Greig may yet testify against Bulger, steer prosecutors to evidence related to his Boston crime spree, or simply remain silent. If she cooperates with prosecutors, however, a judge would consider giving her a reduced sentence. Indeed, in a meeting on Monday with relatives of Bulger’s alleged victims, representatives of the US attorney’s office seemed to be preparing them for the possibility that Greig would be released after only a few years behind bars.
The plea arrangement, coming after additional charges were filed against her on Monday for identity fraud, shows that prosecutors are making imperfect choices in a potentially difficult case. She will be immune to further prosecution for hiding the man she loved. But it does not mean she is getting a sweetheart deal. It means that Greig, 62, is being given a choice whether to help prosecutors and spend less time behind bars, or to hold out and spend more of her life in prison.
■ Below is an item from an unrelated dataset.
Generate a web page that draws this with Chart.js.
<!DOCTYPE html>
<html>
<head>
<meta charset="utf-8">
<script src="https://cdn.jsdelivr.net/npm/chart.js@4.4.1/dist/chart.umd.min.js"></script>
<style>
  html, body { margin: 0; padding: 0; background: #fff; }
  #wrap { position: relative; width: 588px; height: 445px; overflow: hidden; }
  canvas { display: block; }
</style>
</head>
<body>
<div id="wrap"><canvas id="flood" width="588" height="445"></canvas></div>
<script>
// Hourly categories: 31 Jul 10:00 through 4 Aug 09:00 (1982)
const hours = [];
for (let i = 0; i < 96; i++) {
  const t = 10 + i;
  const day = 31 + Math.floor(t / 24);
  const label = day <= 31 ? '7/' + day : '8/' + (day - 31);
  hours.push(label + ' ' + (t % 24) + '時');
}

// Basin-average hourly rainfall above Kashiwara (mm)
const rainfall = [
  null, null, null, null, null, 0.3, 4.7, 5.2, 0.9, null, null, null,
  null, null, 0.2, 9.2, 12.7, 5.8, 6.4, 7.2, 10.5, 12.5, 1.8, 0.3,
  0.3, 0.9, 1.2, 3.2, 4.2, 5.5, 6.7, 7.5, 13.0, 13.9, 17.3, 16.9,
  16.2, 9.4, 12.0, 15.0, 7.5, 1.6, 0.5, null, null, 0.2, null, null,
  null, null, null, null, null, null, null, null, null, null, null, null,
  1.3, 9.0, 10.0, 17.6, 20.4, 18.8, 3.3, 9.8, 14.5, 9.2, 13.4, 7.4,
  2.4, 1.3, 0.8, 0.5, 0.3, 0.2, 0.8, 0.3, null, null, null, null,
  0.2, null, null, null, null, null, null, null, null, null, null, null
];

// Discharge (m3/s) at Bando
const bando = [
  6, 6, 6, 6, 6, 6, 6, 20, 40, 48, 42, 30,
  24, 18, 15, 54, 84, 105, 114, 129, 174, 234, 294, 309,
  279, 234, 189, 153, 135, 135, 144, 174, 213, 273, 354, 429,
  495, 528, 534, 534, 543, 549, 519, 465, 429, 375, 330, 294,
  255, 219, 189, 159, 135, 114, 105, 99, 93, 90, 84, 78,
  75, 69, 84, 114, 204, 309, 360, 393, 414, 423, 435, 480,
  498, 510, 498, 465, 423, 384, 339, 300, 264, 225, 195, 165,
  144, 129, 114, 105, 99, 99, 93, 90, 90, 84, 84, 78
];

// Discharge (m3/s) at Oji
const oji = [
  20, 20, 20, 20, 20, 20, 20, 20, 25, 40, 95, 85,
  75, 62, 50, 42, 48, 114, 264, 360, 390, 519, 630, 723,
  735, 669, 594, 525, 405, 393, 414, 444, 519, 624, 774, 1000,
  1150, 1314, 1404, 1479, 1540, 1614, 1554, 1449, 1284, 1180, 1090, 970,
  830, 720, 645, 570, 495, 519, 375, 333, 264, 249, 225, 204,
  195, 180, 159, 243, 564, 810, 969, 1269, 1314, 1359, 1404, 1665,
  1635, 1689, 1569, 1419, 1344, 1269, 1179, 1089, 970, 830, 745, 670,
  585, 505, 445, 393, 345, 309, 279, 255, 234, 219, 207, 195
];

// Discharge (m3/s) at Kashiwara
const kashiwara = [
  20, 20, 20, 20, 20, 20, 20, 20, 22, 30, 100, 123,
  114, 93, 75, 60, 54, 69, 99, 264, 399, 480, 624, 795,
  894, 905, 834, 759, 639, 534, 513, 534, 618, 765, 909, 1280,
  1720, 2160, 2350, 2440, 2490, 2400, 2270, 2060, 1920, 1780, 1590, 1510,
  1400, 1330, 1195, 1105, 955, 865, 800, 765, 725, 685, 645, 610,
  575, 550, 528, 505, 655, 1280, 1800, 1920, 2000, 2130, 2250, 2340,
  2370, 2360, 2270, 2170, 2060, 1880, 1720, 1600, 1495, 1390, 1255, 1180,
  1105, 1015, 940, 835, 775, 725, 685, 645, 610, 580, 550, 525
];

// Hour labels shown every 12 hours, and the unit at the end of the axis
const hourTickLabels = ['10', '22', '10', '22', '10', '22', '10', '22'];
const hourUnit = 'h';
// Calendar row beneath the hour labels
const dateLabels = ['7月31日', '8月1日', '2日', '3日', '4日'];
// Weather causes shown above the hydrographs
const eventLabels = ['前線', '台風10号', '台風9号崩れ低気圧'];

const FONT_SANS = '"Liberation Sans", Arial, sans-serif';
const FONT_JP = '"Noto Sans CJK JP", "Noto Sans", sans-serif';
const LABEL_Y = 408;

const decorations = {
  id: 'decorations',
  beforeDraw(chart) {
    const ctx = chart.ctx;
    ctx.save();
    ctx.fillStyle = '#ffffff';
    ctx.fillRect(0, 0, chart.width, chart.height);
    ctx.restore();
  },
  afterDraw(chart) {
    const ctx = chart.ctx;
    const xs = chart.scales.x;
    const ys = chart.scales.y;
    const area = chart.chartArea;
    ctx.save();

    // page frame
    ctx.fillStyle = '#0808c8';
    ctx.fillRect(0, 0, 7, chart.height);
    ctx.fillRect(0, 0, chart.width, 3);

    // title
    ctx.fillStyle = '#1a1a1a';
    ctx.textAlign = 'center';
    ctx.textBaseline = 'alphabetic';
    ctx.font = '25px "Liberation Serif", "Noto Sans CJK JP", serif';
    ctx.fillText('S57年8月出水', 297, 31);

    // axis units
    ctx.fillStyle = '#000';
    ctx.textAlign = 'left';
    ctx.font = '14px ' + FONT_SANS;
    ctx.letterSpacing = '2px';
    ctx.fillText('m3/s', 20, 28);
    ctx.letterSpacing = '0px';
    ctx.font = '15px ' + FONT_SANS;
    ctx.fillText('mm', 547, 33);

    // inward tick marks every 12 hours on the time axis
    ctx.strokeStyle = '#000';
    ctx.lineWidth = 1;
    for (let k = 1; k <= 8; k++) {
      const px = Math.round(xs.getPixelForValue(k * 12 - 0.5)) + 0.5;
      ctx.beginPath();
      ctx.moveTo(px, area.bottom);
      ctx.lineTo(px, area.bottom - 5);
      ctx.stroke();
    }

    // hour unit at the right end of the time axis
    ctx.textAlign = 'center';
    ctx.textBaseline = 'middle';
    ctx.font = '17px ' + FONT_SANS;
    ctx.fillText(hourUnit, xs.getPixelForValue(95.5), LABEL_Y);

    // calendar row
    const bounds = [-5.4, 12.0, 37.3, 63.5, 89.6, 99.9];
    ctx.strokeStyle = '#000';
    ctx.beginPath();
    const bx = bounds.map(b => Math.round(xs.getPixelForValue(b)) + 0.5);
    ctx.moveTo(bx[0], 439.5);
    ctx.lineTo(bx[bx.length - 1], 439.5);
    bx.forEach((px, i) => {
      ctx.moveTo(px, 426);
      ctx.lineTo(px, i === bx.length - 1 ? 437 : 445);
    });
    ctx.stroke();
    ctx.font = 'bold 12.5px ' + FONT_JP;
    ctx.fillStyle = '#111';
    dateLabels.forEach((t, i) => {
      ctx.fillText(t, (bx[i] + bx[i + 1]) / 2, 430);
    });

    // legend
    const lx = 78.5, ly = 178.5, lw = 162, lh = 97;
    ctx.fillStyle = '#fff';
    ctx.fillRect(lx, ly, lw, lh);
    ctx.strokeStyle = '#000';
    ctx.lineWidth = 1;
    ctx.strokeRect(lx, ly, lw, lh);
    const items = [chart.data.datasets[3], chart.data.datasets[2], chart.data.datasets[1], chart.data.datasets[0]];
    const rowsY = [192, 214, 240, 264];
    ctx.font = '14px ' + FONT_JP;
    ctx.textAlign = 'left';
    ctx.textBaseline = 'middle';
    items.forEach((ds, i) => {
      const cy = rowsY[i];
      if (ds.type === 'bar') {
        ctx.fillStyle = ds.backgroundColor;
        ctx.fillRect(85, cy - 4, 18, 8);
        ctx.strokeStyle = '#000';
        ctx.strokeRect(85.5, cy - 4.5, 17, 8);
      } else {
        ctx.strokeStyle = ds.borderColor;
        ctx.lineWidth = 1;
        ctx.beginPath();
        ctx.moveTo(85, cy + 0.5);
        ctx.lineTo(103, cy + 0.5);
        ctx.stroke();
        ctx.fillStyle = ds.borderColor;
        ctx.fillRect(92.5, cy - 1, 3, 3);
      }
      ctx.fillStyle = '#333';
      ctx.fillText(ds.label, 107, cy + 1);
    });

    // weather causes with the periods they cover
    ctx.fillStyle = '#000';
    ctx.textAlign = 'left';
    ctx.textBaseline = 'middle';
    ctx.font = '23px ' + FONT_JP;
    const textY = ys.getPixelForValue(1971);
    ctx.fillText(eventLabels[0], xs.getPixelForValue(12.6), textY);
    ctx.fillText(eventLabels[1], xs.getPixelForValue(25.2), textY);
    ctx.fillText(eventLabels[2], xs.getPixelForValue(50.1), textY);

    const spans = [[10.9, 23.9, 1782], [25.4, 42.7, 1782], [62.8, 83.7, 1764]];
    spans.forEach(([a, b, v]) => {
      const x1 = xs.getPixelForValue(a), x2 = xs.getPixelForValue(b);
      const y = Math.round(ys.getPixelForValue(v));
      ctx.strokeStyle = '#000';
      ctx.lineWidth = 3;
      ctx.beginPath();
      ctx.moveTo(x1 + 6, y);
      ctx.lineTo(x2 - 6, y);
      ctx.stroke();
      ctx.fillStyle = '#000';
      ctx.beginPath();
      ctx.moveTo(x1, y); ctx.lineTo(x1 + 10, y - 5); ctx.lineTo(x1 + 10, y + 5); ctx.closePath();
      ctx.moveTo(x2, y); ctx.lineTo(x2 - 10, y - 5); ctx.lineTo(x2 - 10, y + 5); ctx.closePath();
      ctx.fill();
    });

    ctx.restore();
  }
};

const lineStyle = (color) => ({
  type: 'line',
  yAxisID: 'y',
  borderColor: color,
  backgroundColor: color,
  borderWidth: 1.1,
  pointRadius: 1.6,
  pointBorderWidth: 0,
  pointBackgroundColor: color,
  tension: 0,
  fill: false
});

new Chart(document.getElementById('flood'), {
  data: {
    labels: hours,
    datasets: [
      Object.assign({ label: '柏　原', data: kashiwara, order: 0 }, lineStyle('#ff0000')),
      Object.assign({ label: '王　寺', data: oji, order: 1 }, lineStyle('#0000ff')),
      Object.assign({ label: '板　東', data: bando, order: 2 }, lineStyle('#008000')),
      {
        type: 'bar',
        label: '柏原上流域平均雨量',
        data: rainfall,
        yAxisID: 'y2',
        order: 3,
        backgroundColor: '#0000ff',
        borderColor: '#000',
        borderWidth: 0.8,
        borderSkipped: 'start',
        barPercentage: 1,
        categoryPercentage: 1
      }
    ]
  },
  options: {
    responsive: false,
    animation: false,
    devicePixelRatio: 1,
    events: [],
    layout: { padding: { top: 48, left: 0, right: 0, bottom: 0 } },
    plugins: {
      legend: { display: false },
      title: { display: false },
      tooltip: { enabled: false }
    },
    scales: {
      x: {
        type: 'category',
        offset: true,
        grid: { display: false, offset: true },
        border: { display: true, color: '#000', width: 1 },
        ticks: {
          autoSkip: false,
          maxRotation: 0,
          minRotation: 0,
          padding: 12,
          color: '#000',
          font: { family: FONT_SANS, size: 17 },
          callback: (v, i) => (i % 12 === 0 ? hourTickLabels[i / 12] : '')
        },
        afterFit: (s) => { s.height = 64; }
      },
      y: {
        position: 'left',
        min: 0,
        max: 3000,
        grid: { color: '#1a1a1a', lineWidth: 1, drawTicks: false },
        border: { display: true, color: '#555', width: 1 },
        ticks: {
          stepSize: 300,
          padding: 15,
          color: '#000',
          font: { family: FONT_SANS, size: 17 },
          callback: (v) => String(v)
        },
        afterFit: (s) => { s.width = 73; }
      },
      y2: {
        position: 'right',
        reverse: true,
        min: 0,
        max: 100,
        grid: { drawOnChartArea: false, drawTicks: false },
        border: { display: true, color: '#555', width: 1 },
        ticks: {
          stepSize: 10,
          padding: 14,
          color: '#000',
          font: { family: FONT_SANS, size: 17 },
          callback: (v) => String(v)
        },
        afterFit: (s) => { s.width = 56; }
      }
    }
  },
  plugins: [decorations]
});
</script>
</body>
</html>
The families of those who were allegedly killed by Bulger understandably want Greig to face the consequences of so many bad and illegal decisions. Through deception and multiple identities, she helped her gangster-boyfriend get his basic needs - shelter, food and medical care - for over a decade. The FBI’s 16 years of fruitless searching for Bulger was, undoubtedly, painful for the victims’ families. And it’s unlikely that Bulger could have succeeded in evading authorities without Greig, who joined his charade in portraying a retired couple living near the beach in Santa Monica, Calif.
But Greig isn’t the primary target here. Her life with Bulger on the lam is not why he was on the FBI’s Most Wanted List. Monday-morning quarterbacking about the government’s legal strategy - and whether it was wise to give Greig a plea deal - should wait until the end of Bulger’s trial. The relatives of victims, prosecutors, and most other Bostonians have the same goal: to bring Bulger to trial for 19 murders before the 82-year-old gangster dies. That would bring closure to the victims’ families, and for the city he terrorized.